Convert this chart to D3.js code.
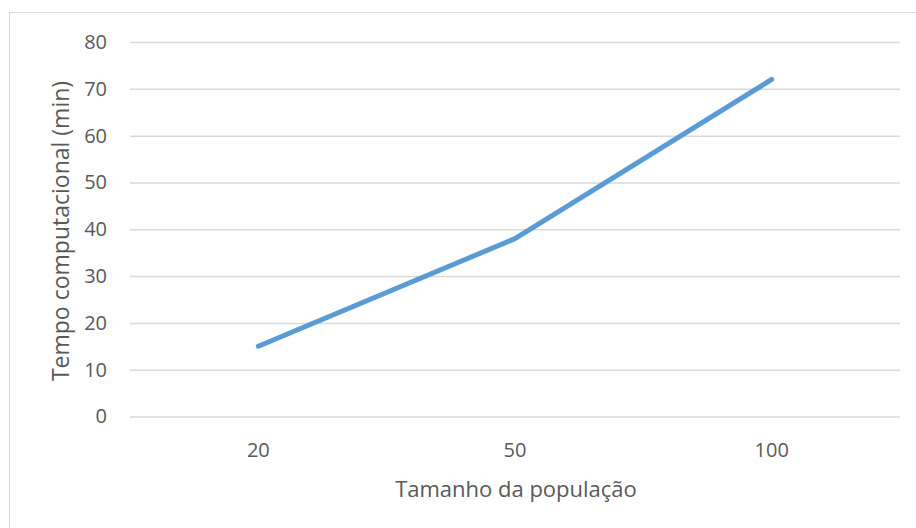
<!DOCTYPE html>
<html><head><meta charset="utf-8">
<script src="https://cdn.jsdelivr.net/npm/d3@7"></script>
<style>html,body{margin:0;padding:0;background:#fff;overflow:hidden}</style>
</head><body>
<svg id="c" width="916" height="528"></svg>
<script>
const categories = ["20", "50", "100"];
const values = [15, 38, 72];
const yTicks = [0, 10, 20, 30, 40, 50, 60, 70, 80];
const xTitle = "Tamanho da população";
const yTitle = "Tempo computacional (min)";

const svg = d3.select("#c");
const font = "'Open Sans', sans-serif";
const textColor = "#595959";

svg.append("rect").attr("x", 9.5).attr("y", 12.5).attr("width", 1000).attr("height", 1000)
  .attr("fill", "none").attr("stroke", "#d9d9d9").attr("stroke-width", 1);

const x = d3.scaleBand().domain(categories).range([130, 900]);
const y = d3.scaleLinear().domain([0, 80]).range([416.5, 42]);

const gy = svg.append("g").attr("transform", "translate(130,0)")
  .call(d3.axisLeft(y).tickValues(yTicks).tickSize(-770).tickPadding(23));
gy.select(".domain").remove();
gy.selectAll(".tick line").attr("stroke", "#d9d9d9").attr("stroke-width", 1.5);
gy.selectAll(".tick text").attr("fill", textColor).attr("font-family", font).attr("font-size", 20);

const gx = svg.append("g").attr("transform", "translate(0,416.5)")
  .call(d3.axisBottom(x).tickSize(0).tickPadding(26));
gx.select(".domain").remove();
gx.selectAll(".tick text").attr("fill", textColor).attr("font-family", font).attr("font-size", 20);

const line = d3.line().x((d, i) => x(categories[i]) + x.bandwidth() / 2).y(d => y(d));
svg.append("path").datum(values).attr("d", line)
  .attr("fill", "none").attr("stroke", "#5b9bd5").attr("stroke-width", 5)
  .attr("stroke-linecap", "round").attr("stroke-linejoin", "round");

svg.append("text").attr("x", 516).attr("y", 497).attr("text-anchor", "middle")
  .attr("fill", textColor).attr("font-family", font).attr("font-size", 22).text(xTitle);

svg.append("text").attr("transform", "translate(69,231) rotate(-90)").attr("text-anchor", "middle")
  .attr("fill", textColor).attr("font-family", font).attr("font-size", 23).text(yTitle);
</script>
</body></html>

- - - - -

WRITTEN PROBLEM: Please reproduce the listing exactly from its opening line through the line that contains "const y = d3.scaleLinear().domain([0, 80]).range([416.5, 42]);", both included, with all pictures omitted.

ANSWER TO THE EXERCISE:
Convert this chart to D3.js code.
<!DOCTYPE html>
<html><head><meta charset="utf-8">
<script src="https://cdn.jsdelivr.net/npm/d3@7"></script>
<style>html,body{margin:0;padding:0;background:#fff;overflow:hidden}</style>
</head><body>
<svg id="c" width="916" height="528"></svg>
<script>
const categories = ["20", "50", "100"];
const values = [15, 38, 72];
const yTicks = [0, 10, 20, 30, 40, 50, 60, 70, 80];
const xTitle = "Tamanho da população";
const yTitle = "Tempo computacional (min)";

const svg = d3.select("#c");
const font = "'Open Sans', sans-serif";
const textColor = "#595959";

svg.append("rect").attr("x", 9.5).attr("y", 12.5).attr("width", 1000).attr("height", 1000)
  .attr("fill", "none").attr("stroke", "#d9d9d9").attr("stroke-width", 1);

const x = d3.scaleBand().domain(categories).range([130, 900]);
const y = d3.scaleLinear().domain([0, 80]).range([416.5, 42]);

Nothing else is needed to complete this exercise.